In fact $$ 1 = \left|\int_0^{\frac{1}{2}} f(s) \, ds - \int_{\frac{1}{2}}^1 f(s) \, ds\right| \leq \int_0^{\frac{1}{2}} \|f\| \, ds +\int_{\frac{1}{2}}^1 \|f\| \, ds = \|f\|. $$

Moreover, for $n\geq 3$ let $f_n: [0,1] \to \mathbb{R}$ be the function whose graph is the union of the following line segments from $(0,1)$ to $(\frac{1}{2}, 1)$, from $(\frac{1}{2},1)$ to $(\frac{1}{2} + \frac{1}{n}, \frac{1+n}{1-n})$, and from $(\frac{1}{2} + \frac{1}{n}, \frac{1+n}{1-n})$ to $(1, \frac{1+n}{1-n})$. It is easy to verify that $\|f_n\| = \frac{n+1}{n-1}$ and $f_n \in A$. Since $\|f_n\|\to 1$, it follows that $\inf \{\|f\|: f \in A\} =1$.

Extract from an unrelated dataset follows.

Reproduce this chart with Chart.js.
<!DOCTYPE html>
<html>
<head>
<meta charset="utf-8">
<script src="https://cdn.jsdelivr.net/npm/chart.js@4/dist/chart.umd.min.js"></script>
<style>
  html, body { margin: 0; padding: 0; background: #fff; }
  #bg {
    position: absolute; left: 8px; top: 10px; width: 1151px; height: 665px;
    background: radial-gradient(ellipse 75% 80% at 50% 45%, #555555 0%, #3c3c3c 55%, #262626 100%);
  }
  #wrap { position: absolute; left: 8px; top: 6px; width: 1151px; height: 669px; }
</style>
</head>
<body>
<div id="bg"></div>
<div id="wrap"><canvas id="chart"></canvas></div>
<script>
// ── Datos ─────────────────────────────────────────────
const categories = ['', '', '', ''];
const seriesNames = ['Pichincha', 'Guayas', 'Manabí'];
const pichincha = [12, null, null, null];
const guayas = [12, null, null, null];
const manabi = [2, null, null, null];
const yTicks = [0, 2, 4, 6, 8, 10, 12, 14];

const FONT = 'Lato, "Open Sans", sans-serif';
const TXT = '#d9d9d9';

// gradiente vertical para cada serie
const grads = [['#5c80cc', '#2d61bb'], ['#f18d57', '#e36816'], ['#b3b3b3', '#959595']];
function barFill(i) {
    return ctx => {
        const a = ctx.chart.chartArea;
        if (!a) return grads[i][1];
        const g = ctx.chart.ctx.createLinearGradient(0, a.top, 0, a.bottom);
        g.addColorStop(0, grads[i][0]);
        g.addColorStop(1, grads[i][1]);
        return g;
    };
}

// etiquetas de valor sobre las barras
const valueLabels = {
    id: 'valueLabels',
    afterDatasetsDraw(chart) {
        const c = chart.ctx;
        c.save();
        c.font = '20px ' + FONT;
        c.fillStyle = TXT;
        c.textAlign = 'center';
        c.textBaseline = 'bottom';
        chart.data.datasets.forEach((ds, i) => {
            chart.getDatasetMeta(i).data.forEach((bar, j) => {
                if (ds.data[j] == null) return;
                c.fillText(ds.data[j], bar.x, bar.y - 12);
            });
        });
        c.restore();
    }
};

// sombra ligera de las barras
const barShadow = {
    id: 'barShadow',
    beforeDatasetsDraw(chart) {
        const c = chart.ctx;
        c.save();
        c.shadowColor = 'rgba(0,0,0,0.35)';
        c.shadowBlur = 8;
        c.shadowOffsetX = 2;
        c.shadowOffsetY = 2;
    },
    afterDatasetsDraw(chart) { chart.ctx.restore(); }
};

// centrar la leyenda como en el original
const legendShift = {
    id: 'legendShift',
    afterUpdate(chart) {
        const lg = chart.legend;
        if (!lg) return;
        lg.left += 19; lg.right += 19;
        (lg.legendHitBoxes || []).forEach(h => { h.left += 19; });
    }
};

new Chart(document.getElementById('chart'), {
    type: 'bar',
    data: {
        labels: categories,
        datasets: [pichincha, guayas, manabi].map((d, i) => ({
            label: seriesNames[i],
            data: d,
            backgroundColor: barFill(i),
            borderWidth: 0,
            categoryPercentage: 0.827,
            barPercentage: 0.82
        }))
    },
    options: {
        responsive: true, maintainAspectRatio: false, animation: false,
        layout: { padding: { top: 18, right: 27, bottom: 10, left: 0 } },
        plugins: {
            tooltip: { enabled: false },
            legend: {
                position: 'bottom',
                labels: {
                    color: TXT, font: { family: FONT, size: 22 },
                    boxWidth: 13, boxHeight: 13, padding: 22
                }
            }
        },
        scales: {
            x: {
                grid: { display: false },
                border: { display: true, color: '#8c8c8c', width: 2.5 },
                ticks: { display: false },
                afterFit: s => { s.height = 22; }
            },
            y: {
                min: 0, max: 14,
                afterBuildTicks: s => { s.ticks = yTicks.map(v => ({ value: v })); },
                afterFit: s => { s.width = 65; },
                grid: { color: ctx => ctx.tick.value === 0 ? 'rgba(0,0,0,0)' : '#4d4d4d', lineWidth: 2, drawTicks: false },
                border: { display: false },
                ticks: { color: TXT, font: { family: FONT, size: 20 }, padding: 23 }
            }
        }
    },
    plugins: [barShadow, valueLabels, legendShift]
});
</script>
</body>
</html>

However there is no $f \in A$ such that $\|f\| = 1$.
In fact, assume that $f$ in $A\subset C[0,1]$ satisfies $\|f\| = 1$. Then $$1 = \int_0^{\frac{1}{2}} f(s) \, ds - \int_{\frac{1}{2}}^1 f(s) \, ds$$ implies that $f(s)=1$ in $[0,1/2)$ and $f(s)=-1$ in $(1/2,1]$ (otherwise the LHS is less than $1$) and $f$ can not be continuous in $[0,1]$.

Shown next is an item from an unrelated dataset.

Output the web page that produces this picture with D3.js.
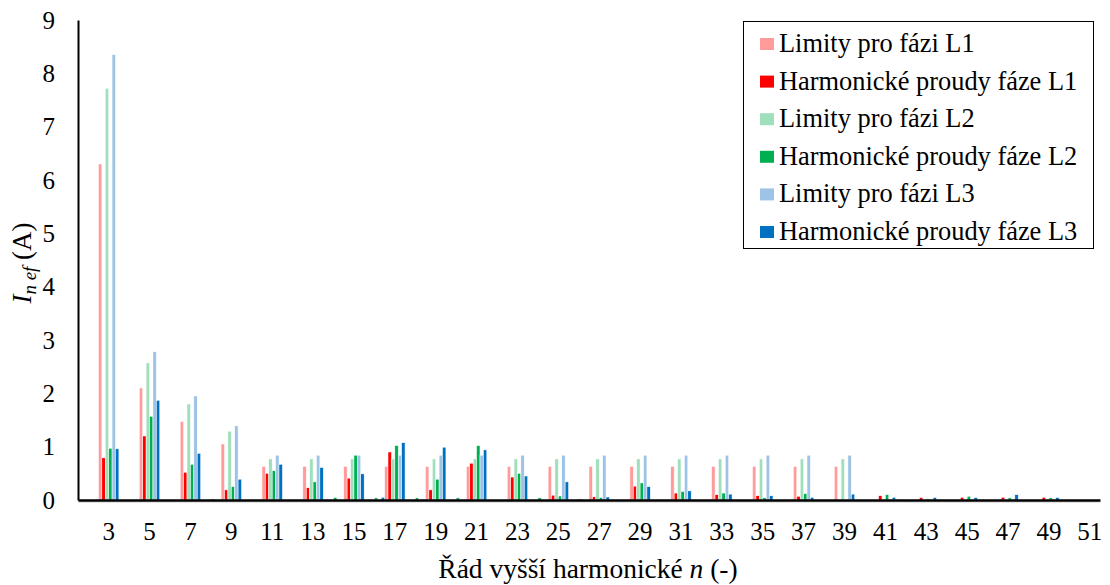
<!DOCTYPE html>
<html>
<head>
<meta charset="utf-8">
<script src="https://cdn.jsdelivr.net/npm/d3@7"></script>
<style>
  body { margin: 0; background: #fff; }
  svg text { font-family: "Liberation Serif", Tinos, "Times New Roman", Times, serif !important; fill: #000; }
</style>
</head>
<body>
<div id="chart"></div>
<script>
// harmonic orders on x axis (2..51), labels shown for odd ones
var harmonics = d3.range(2, 52);
var tickHarmonics = [3, 5, 7, 9, 11, 13, 15, 17, 19, 21, 23, 25, 27, 29, 31, 33, 35, 37, 39, 41, 43, 45, 47, 49, 51];
var yTicks = [0, 1, 2, 3, 4, 5, 6, 7, 8, 9];

var seriesNames = ["Limity pro fázi L1", "Harmonické proudy fáze L1", "Limity pro fázi L2",
  "Harmonické proudy fáze L2", "Limity pro fázi L3", "Harmonické proudy fáze L3"];
var seriesColors = ["#ff9b9b", "#ff0000", "#9fdfbc", "#00b050", "#9dc3e6", "#0070c0"];

// values for harmonics 2..51
var limL1 = [0, 6.30, 0, 2.10, 0, 1.47, 0, 1.05, 0, 0.63, 0, 0.63, 0, 0.63, 0, 0.63, 0, 0.63, 0, 0.63,
  0, 0.63, 0, 0.63, 0, 0.63, 0, 0.63, 0, 0.63, 0, 0.63, 0, 0.63, 0, 0.63, 0, 0.63,
  0, 0, 0, 0, 0, 0, 0, 0, 0, 0, 0, 0];
var curL1 = [0, 0.79, 0, 1.20, 0, 0.52, 0, 0.19, 0, 0.50, 0, 0.23, 0, 0.41, 0.01, 0.90, 0, 0.19, 0, 0.69,
  0, 0.43, 0, 0.09, 0, 0.06, 0, 0.26, 0, 0.13, 0, 0.10, 0, 0.08, 0, 0.07, 0, 0,
  0, 0.08, 0.01, 0.045, 0.01, 0.05, 0, 0.05, 0, 0.05, 0, 0];
var limL2 = [0, 7.72, 0, 2.57, 0, 1.80, 0, 1.29, 0, 0.77, 0, 0.77, 0, 0.77, 0, 0.77, 0, 0.77, 0, 0.77,
  0, 0.77, 0, 0.77, 0, 0.77, 0, 0.77, 0, 0.77, 0, 0.77, 0, 0.77, 0, 0.77, 0, 0.77,
  0, 0, 0, 0, 0, 0, 0, 0, 0, 0, 0, 0];
var curL2 = [0, 0.97, 0, 1.57, 0, 0.67, 0.02, 0.25, 0.01, 0.55, 0.01, 0.34, 0.045, 0.84, 0.04, 1.02, 0.04, 0.39, 0.04, 1.02,
  0, 0.50, 0.04, 0.075, 0.02, 0.045, 0, 0.32, 0.01, 0.16, 0, 0.13, 0, 0.04, 0, 0.12, 0, 0,
  0, 0.10, 0, 0.02, 0, 0.07, 0, 0.04, 0, 0.04, 0, 0];
var limL3 = [0, 8.35, 0, 2.78, 0, 1.95, 0, 1.39, 0, 0.84, 0, 0.84, 0, 0.84, 0, 0.84, 0, 0.84, 0, 0.84,
  0, 0.84, 0, 0.84, 0, 0.84, 0, 0.84, 0, 0.84, 0, 0.84, 0, 0.84, 0, 0.84, 0, 0.84,
  0, 0, 0, 0, 0, 0, 0, 0, 0, 0, 0, 0];
var curL3 = [0.01, 0.96, 0, 1.87, 0, 0.875, 0.01, 0.39, 0.01, 0.67, 0.01, 0.61, 0, 0.49, 0.05, 1.075, 0.01, 0.99, 0.01, 0.94,
  0.01, 0.45, 0.01, 0.34, 0, 0.056, 0, 0.25, 0.01, 0.17, 0, 0.11, 0, 0.08, 0.01, 0.05, 0, 0.11,
  0, 0.05, 0, 0.045, 0, 0.045, 0, 0.10, 0, 0.045, 0, 0];

var seriesValues = [limL1, curL1, limL2, curL2, limL3, curL3];

var serif = "'Liberation Serif', Tinos, 'Times New Roman', serif";

// size of svg
var svgWidth = 1110;
var svgHeight = 585;

// plot area in pixels
var plot = { left: 78, right: 1100, top: 20, bottom: 500 };

var svg = d3.select("#chart")
  .append("svg")
  .attr("width", svgWidth)
  .attr("height", svgHeight)
  .attr("font-family", serif);

// scales
var xScale = d3.scaleBand()
  .domain(harmonics)
  .range([plot.left, plot.right])
  .padding(0);

var xInner = d3.scaleBand()
  .domain(d3.range(seriesNames.length))
  .range([0, xScale.bandwidth()])
  .padding(0);

var yScale = d3.scaleLinear()
  .domain([0, 9])
  .range([plot.bottom, plot.top]);

// bars, one group per series
seriesValues.forEach(function(vals, s) {
  svg.append("g")
    .selectAll("rect")
    .data(harmonics.map(function(h, i) { return { h: h, v: vals[i] }; }).filter(function(d) { return d.v > 0; }))
    .enter()
    .append("rect")
    .attr("x", function(d) { return xScale(d.h) + xInner(s); })
    .attr("y", function(d) { return yScale(d.v); })
    .attr("width", xInner.bandwidth())
    .attr("height", function(d) { return yScale(0) - yScale(d.v); })
    .attr("fill", seriesColors[s])
    .attr("stroke", "#fff")
    .attr("stroke-width", 0.5);
});

// y axis
var leftAxis = d3.axisLeft(yScale)
  .tickValues(yTicks)
  .tickSize(0)
  .tickPadding(23)
  .tickFormat(d3.format("d"));

var yAxisG = svg.append("g")
  .attr("transform", "translate(" + plot.left + ",0)")
  .call(leftAxis)
  .attr("font-family", serif)
  .attr("font-size", 25);
yAxisG.select(".domain").attr("stroke", "#000").attr("stroke-width", 2);

// x axis
var bottomAxis = d3.axisBottom(xScale)
  .tickValues(tickHarmonics)
  .tickSize(0)
  .tickPadding(22);

// light shadow under axis line
svg.append("line")
  .attr("x1", plot.left).attr("x2", plot.right)
  .attr("y1", plot.bottom + 2).attr("y2", plot.bottom + 2)
  .attr("stroke", "#d9d9d9")
  .attr("stroke-width", 1.5);

var xAxisG = svg.append("g")
  .attr("transform", "translate(0," + plot.bottom + ")")
  .call(bottomAxis)
  .attr("font-family", serif)
  .attr("font-size", 25);
xAxisG.select(".domain").attr("stroke", "#000").attr("stroke-width", 2.5);

// axis titles
var xTitle = svg.append("text")
  .attr("x", 588)
  .attr("y", 578)
  .attr("text-anchor", "middle")
  .style("font-size", "27.5px");
xTitle.append("tspan").text("Řád vyšší harmonické ");
xTitle.append("tspan").style("font-style", "italic").text("n");
xTitle.append("tspan").text(" (-)");

var yTitle = svg.append("text")
  .attr("transform", "translate(31,263) rotate(-90)")
  .attr("text-anchor", "middle")
  .style("font-size", "27px");
yTitle.append("tspan").style("font-style", "italic").text("I");
yTitle.append("tspan").style("font-style", "italic").style("font-size", "19px").attr("dy", 5).text("n ef");
yTitle.append("tspan").attr("dy", -5).text(" (A)");

// legend
var legend = svg.append("g");
legend.append("rect")
  .attr("x", 743.5)
  .attr("y", 21.5)
  .attr("width", 350)
  .attr("height", 227)
  .attr("fill", "#fff")
  .attr("stroke", "#000")
  .attr("stroke-width", 1);

var legendItem = legend.selectAll(".item")
  .data(seriesNames)
  .enter()
  .append("g")
  .attr("class", "item")
  .attr("transform", function(d, i) { return "translate(760," + (44 + i * 37.6) + ")"; });

legendItem.append("rect")
  .attr("x", 0)
  .attr("y", -6)
  .attr("width", 14)
  .attr("height", 12)
  .attr("fill", function(d, i) { return seriesColors[i]; });

legendItem.append("text")
  .attr("x", 19)
  .attr("y", 8)
  .style("font-size", "26.4px")
  .text(function(d) { return d; });
</script>
</body>
</html>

For a more detailed proof see here: A vector without minimum norm in a Banach space

Answer 3

For the last answer, the function $$f\left( x \right) = \left\{ {\begin{array}{*{20}{c}} {0\quad x \ne 1} \\ {1\quad x = 1} \end{array}\quad ,\quad x \in \left[ {0,1} \right]} \right.$$ is the limit point of $x^n$. And it is not in the set so A should not be closed right ? (I apologize for putting it here since I am new to the website and can not comment.) I came up with the following argument. Please comment if you find any loopholes/errors.

Consider $V= L^p(E)$ where $E$ is of finite measure. Then $L^q(E)\subset L^p(E)$ for any $p<q<\infty$. Let $A = L^q(E)$ equipped with $L^q$ norm. Since $L^q$ is complete, we have closedness. Boundedness is obtained by definition. Consider the functional defined on $A$ as follows: $$J = \frac{1}{\int_0^1 |f(x)|^2 dx}$$ Then $\inf J =0$ and is not achieved $\forall f$ $\in$ $A$.